Link

Topic modelling the Daily Dispatch

What is really obvious about the process of topic-modelling with different pre-defined numbers of topics is how much of a difference it makes. Surprisingly, in my experimentations, on the whole the smaller number of topics seemed to yield way better results: While under the larger sample the topic of war, identified by words like state, general, battle, etc. was split into three topics with only minor differences, in the model with the smaller num_topics they were neatly moved into one. Also, in the larger model, for some reason the topic of slavery, identifiable by words like slave, negro, arrested, stealing, had gone completely missing, as well as death (death, died, church, god). I played also around a little bit with the other parameters of the gensim implementation, and every little change seemed to make quite a difference.
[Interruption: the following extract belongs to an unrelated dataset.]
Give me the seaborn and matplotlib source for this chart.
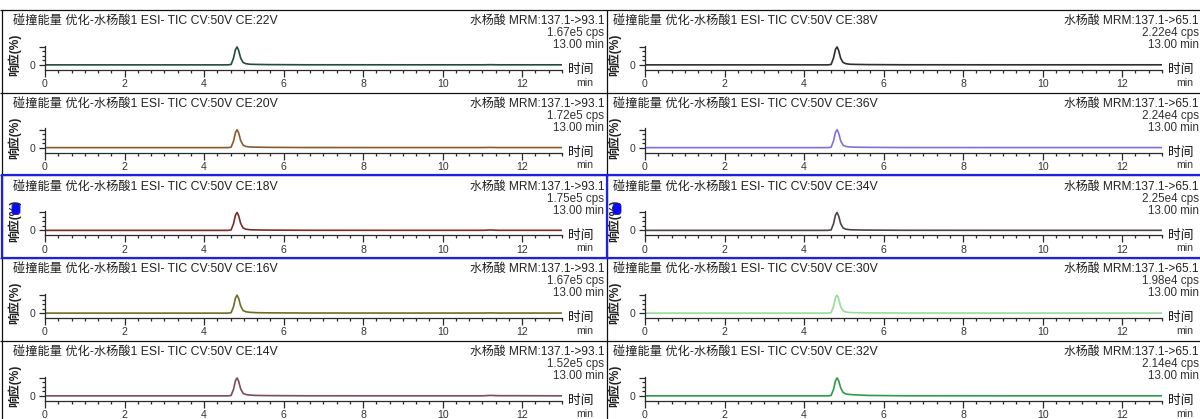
import matplotlib
matplotlib.use("Agg")
import matplotlib.pyplot as plt
import seaborn as sns
import pandas as pd
from matplotlib.ticker import MultipleLocator, FixedLocator, FixedFormatter
from matplotlib.patches import FancyBboxPatch

sns.set_style("white")
plt.rcParams["font.family"] = ["Liberation Sans", "Noto Sans CJK SC"]

FIG_W, FIG_H = 1200, 419

# Retention time grid (min) shared by every trace
time_min = [0.0, 2.0, 4.0, 4.6, 4.68, 4.74, 4.79, 4.83, 4.87, 4.92, 4.98,
            5.05, 5.15, 5.3, 5.6, 6.5, 9.0, 11.0, 11.2, 11.4, 13.0]

# Normalised response (%) per collision energy, MRM 137.1->93.1
resp_ce22 = [0.5, 0.5, 0.5, 0.5, 3, 38, 86, 100, 80, 38, 14, 7, 4, 3, 2, 1, 0.8, 0.8, 1.5, 0.8, 0.8]
resp_ce20 = [0.5, 0.5, 0.5, 0.5, 3, 36, 85, 100, 82, 40, 15, 7, 4, 3, 2, 1, 0.8, 0.8, 1.5, 0.8, 0.8]
resp_ce18 = [0.5, 0.5, 0.5, 0.5, 3, 37, 86, 100, 81, 39, 14, 7, 4, 3, 2, 1, 0.8, 0.8, 2.5, 0.8, 0.8]
resp_ce16 = [0.5, 0.5, 0.5, 0.5, 3, 36, 85, 100, 82, 40, 15, 8, 5, 3, 2, 1, 0.8, 0.8, 1.5, 0.8, 0.8]
resp_ce14 = [0.5, 0.5, 0.5, 0.5, 3, 37, 86, 100, 81, 39, 15, 8, 5, 3, 2, 1, 0.8, 0.8, 3.0, 1.5, 0.8]

# Normalised response (%) per collision energy, MRM 137.1->65.1
resp_ce38 = [0.5, 0.5, 0.5, 0.5, 3, 38, 87, 100, 80, 37, 14, 7, 4, 3, 2, 1, 0.8, 0.8, 0.8, 0.8, 0.8]
resp_ce36 = [0.5, 0.5, 0.5, 0.5, 3, 37, 86, 100, 81, 38, 14, 7, 4, 3, 2, 1, 0.8, 0.8, 0.8, 0.8, 0.8]
resp_ce34 = [0.5, 0.5, 0.5, 0.5, 3, 37, 86, 100, 80, 38, 14, 7, 4, 3, 2, 1, 0.8, 0.8, 0.8, 0.8, 0.8]
resp_ce30 = [0.5, 0.5, 0.5, 0.5, 3, 38, 87, 100, 80, 37, 14, 7, 4, 3, 2, 1, 0.8, 0.8, 0.8, 0.8, 0.8]
resp_ce32 = [0.5, 0.5, 0.5, 0.5, 3, 36, 85, 100, 84, 45, 20, 11, 8, 6, 3, 1, 0.8, 0.8, 0.8, 0.8, 0.8]

ce_left = ["22V", "20V", "18V", "16V", "14V"]
ce_right = ["38V", "36V", "34V", "30V", "32V"]
cps_left = ["1.67e5", "1.72e5", "1.75e5", "1.67e5", "1.52e5"]
cps_right = ["2.22e4", "2.24e4", "2.25e4", "1.98e4", "2.14e4"]
resp_left = [resp_ce22, resp_ce20, resp_ce18, resp_ce16, resp_ce14]
resp_right = [resp_ce38, resp_ce36, resp_ce34, resp_ce30, resp_ce32]
mrm_left = "137.1->93.1"
mrm_right = "137.1->65.1"
run_time = "13.00 min"
compound = "水杨酸"
sample_prefix = "碰撞能量 优化-水杨酸1 ESI- TIC CV:50V CE:"

colors_left = ["#1f4d3d", "#8a5a30", "#7a2c2c", "#6e6e20", "#7a4c5c"]
colors_right = ["#2e2e2e", "#7e70dd", "#4e4444", "#98dc98", "#2f9a4c"]

x_ticks = [0, 2, 4, 6, 8, 10, 12]

fig = plt.figure(figsize=(FIG_W / 100, FIG_H / 100), dpi=100)


def px_axes(x0, y0, x1, y1, **kw):
    """Axes placed by figure pixel box (top-left origin)."""
    return fig.add_axes([x0 / FIG_W, 1 - y1 / FIG_H, (x1 - x0) / FIG_W,
                         (y1 - y0) / FIG_H], **kw)


ROW_H = 82.75
row_tops = [10 + ROW_H * i for i in range(5)]
AX_COL = "#2a2a2a"
TXT_COL = "#333333"

for col, (x_off, p_x0, p_x1, r_anchor) in enumerate(
        [(0, 2, 606, 604), (600, 607, 1212, 1199)]):
    ces = ce_left if col == 0 else ce_right
    cps = cps_left if col == 0 else cps_right
    resps = resp_left if col == 0 else resp_right
    cols = colors_left if col == 0 else colors_right
    mrm = mrm_left if col == 0 else mrm_right
    for r, T in enumerate(row_tops):
        # panel canvas in pixel coordinates, used for clipped annotations
        pan = px_axes(p_x0, T, p_x1, T + ROW_H, zorder=0)
        pan.set_xlim(p_x0, p_x1)
        pan.set_ylim(T + ROW_H, T)
        pan.axis("off")
        pan.text(13 + x_off, T + 11, sample_prefix + ces[r], fontsize=8.8,
                 color="#222222", ha="left", va="center", clip_on=True)
        pan.text(r_anchor, T + 11, f"{compound} MRM:{mrm}", fontsize=8.6,
                 color="#222222", ha="right", va="center", clip_on=True)
        pan.text(r_anchor, T + 23, f"{cps[r]} cps", fontsize=8.4,
                 color=TXT_COL, ha="right", va="center", clip_on=True)
        pan.text(r_anchor, T + 35, run_time, fontsize=8.4,
                 color=TXT_COL, ha="right", va="center", clip_on=True)
        pan.text(581 + x_off, T + 60, "时间", fontsize=9.2, color="#111111",
                 ha="center", va="center", clip_on=True)
        pan.text(585 + x_off, T + 72.5, "min", fontsize=7.6, color=TXT_COL,
                 ha="center", va="center", clip_on=True)
        pan.text(14 + x_off, T + 45, "响应(%)", fontsize=8.6, color="#222222",
                 fontweight="bold", rotation=90, ha="center", va="center",
                 clip_on=True)

        # chromatogram axes
        ax = px_axes(45 + x_off, T + 33, 562 + x_off, T + 60, zorder=2)
        ax.patch.set_alpha(0)
        df = pd.DataFrame({"time": time_min, "resp": resps[r]})
        sns.lineplot(data=df, x="time", y="resp", ax=ax, color=cols[r],
                     linewidth=1.2)
        ax.set_xlim(0, 13)
        ax.set_ylim(-28, 122)
        ax.set_xlabel("")
        ax.set_ylabel("")
        for s in ("top", "right"):
            ax.spines[s].set_visible(False)
        for s in ("left", "bottom"):
            ax.spines[s].set_color(AX_COL)
            ax.spines[s].set_linewidth(0.9)
        ax.spines["left"].set_bounds(-28, 108)
        ax.xaxis.set_major_locator(FixedLocator(x_ticks))
        ax.xaxis.set_major_formatter(FixedFormatter([str(t) for t in x_ticks]))
        ax.xaxis.set_minor_locator(MultipleLocator(1 / 3))
        ax.yaxis.set_major_locator(FixedLocator([0, 100]))
        ax.yaxis.set_major_formatter(FixedFormatter(["0", ""]))
        ax.yaxis.set_minor_locator(FixedLocator([25, 50, 75]))
        ax.tick_params(axis="both", which="both", direction="out",
                       color=AX_COL, width=0.9, labelsize=7.6,
                       labelcolor=TXT_COL)
        ax.tick_params(axis="x", which="major", length=5, pad=1.5)
        ax.tick_params(axis="x", which="minor", length=2.5)
        ax.tick_params(axis="y", which="major", length=4.5, pad=2.5)
        ax.tick_params(axis="y", which="minor", length=2.5)
        ax.tick_params(bottom=True, left=True, which="both")

# overlay for panel frames and selection marker
ov = px_axes(0, 0, FIG_W, FIG_H, zorder=5)
ov.set_xlim(0, FIG_W)
ov.set_ylim(FIG_H, 0)
ov.axis("off")
ov.patch.set_alpha(0)

BLK = "#111111"
BLUE = "#2020e0"
for T in row_tops:
    ov.plot([0, FIG_W], [T, T], color=BLK, lw=0.9, solid_capstyle="butt")
ov.plot([2, 2], [10, FIG_H], color=BLK, lw=0.9)
ov.plot([607, 607], [10, FIG_H], color=BLK, lw=0.9)

sel_top, sel_bot = row_tops[2], row_tops[3]
ov.plot([1, FIG_W], [sel_top, sel_top], color=BLUE, lw=1.6, solid_capstyle="butt")
ov.plot([1, FIG_W], [sel_bot, sel_bot], color=BLUE, lw=1.6, solid_capstyle="butt")
ov.plot([2, 2], [sel_top, sel_bot], color=BLUE, lw=1.6)
ov.plot([607, 607], [sel_top, sel_bot], color=BLUE, lw=1.6)

for ix in (12, 613):
    ov.add_patch(FancyBboxPatch((ix, 203.5), 8, 11,
                                boxstyle="round,pad=0,rounding_size=3",
                                facecolor="#0a0aff", edgecolor="#1a1a9a",
                                lw=0.6))

fig.savefig("out.png", dpi=100, facecolor="white")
On the whole I am not sure how comfortable this makes me with the results by Rob Nelson. Some of the topics he identifies seem to be very consistent. For example the ads for hiring seem to be cleanly identified by the model. With this one in particular I was wondering whether he externally validated the topic, by comparing it to the XML-tags in the text. I was also very surprised by how well the model seemed to identify humor, something that would seem like one of the last things which computers should be able to identify.

Other topics, like e.g. ‘accidents, in particularily fires’, seem way more noisy. Few of the example-sentences reach high topic-scores, and those that do seem to be mainly driven by the two words accident and fire, which is not very exciting to learn. This makes me wonder whether there should be some sort of topic-quality-indicator presented alongside the topic, which tells us how ‘clean’ a topic is, compared to the others. It would be also interesting to include that value into the visualizations.

I also wonder why, for forty topics, I received very different results compared to those of Nelson. While there was some overlap, and several topics matched really well, it seemed to me that on the whole, that from my results a very different (and somewhat lower quality) picture would emerge.